(Exercise): Retype the lines beneath this one, from the first through the line containing "const seriesN50H20S10 = [0, 39.9, 51.7, 58.2, 58.9, 59.0];". Pictures are left out.
= = = = = = =
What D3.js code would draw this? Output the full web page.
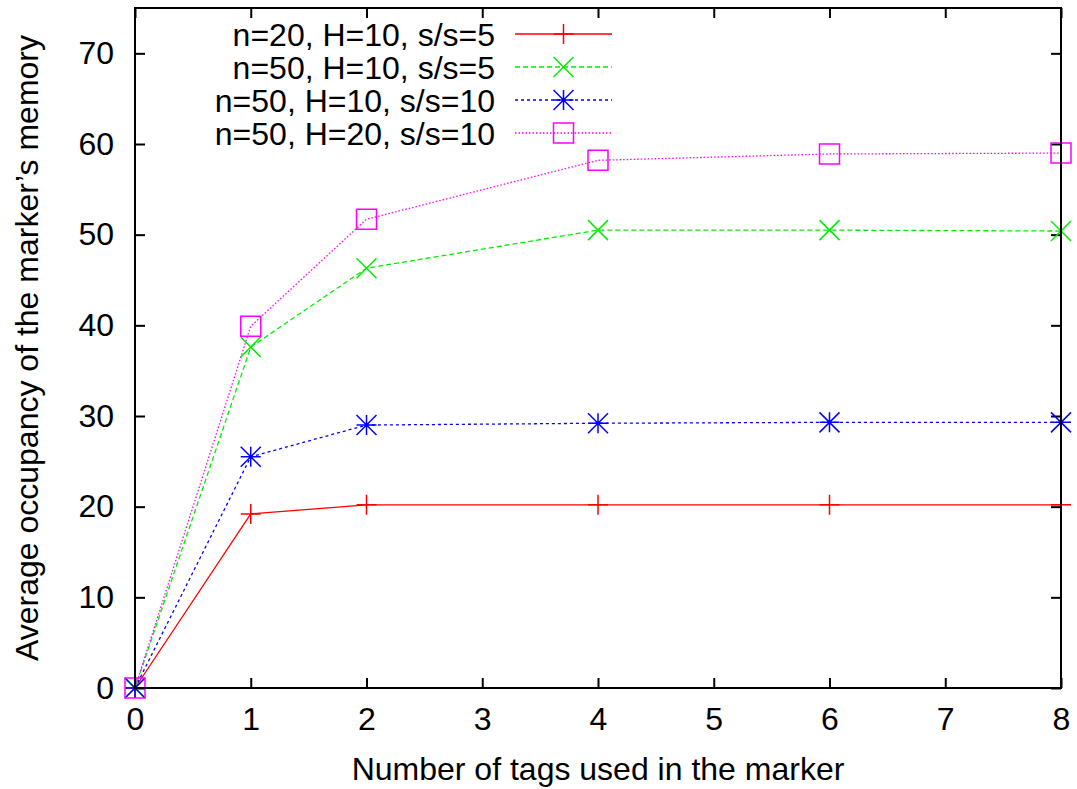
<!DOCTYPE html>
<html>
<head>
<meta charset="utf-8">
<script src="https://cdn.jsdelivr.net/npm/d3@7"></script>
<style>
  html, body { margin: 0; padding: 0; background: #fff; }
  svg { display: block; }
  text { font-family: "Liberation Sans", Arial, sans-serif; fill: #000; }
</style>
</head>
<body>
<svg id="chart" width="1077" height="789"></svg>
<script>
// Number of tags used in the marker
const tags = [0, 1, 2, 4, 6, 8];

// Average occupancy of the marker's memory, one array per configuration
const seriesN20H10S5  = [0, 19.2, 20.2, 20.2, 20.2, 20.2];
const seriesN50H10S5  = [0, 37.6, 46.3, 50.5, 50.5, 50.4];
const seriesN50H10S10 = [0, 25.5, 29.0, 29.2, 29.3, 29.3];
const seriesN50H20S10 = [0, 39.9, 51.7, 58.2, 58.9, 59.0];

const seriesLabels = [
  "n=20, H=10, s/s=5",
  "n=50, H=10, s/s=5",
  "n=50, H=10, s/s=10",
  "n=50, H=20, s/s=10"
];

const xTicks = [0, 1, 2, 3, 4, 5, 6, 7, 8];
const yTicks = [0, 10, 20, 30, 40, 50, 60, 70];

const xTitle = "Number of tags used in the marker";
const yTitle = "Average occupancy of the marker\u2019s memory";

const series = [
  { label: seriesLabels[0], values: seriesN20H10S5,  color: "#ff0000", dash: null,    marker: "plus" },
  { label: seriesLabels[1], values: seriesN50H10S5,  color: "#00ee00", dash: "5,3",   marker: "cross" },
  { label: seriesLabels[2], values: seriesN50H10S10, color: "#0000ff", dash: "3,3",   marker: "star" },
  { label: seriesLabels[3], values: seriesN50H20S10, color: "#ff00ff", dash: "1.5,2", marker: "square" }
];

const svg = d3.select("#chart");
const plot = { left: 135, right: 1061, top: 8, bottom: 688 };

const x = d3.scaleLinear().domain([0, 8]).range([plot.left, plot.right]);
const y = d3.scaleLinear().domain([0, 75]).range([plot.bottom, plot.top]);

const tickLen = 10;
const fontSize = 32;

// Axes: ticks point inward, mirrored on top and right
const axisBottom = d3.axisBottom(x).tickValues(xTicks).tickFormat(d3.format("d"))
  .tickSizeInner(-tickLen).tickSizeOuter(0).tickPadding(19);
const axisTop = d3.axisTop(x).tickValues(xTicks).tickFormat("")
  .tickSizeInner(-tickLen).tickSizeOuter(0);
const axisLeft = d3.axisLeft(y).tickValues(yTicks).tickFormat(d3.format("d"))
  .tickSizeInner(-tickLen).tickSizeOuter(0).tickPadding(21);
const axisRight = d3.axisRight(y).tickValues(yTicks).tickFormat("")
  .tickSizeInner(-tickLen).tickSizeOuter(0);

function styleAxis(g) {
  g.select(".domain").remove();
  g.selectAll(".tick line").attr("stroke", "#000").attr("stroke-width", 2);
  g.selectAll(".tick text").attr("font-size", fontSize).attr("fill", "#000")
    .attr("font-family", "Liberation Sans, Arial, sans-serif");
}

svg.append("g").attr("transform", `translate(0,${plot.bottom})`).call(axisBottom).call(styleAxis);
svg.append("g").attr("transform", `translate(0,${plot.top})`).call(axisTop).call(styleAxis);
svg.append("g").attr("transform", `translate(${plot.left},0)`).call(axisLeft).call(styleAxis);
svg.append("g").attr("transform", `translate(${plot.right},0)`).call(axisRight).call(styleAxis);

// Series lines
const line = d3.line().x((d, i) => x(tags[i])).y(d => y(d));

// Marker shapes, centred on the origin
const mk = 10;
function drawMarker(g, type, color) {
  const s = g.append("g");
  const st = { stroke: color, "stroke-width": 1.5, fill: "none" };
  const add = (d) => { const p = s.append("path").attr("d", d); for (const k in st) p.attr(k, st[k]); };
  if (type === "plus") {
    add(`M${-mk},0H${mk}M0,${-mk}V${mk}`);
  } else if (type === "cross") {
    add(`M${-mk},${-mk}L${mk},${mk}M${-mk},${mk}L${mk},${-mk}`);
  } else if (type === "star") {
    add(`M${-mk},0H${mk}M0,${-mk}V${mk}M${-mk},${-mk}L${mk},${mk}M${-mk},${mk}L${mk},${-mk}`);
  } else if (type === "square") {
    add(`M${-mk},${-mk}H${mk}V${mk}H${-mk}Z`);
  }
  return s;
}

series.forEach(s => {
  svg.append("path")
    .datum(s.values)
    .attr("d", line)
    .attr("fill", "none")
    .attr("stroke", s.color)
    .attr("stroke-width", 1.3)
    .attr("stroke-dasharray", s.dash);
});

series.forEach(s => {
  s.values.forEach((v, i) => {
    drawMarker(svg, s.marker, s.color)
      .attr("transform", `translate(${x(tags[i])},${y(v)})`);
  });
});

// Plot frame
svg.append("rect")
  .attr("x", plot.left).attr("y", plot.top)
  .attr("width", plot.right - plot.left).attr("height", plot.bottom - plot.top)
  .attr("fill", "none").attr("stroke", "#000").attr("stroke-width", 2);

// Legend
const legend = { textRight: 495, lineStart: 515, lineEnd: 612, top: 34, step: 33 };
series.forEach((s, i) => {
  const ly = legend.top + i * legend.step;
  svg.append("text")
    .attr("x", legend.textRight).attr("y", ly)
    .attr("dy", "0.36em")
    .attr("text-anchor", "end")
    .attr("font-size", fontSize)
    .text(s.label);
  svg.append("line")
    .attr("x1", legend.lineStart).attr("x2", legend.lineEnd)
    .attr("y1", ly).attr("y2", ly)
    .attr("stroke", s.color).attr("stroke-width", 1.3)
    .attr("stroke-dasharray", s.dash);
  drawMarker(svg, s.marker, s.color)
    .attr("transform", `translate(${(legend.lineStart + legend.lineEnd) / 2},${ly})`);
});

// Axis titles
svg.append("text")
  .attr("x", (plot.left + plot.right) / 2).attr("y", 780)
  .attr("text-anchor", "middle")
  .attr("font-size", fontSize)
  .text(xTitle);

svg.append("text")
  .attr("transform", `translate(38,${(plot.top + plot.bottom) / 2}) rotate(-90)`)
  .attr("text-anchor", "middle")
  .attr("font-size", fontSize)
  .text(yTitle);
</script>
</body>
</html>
= = = = = = =
(Task result):
What D3.js code would draw this? Output the full web page.
<!DOCTYPE html>
<html>
<head>
<meta charset="utf-8">
<script src="https://cdn.jsdelivr.net/npm/d3@7"></script>
<style>
  html, body { margin: 0; padding: 0; background: #fff; }
  svg { display: block; }
  text { font-family: "Liberation Sans", Arial, sans-serif; fill: #000; }
</style>
</head>
<body>
<svg id="chart" width="1077" height="789"></svg>
<script>
// Number of tags used in the marker
const tags = [0, 1, 2, 4, 6, 8];

// Average occupancy of the marker's memory, one array per configuration
const seriesN20H10S5  = [0, 19.2, 20.2, 20.2, 20.2, 20.2];
const seriesN50H10S5  = [0, 37.6, 46.3, 50.5, 50.5, 50.4];
const seriesN50H10S10 = [0, 25.5, 29.0, 29.2, 29.3, 29.3];
const seriesN50H20S10 = [0, 39.9, 51.7, 58.2, 58.9, 59.0];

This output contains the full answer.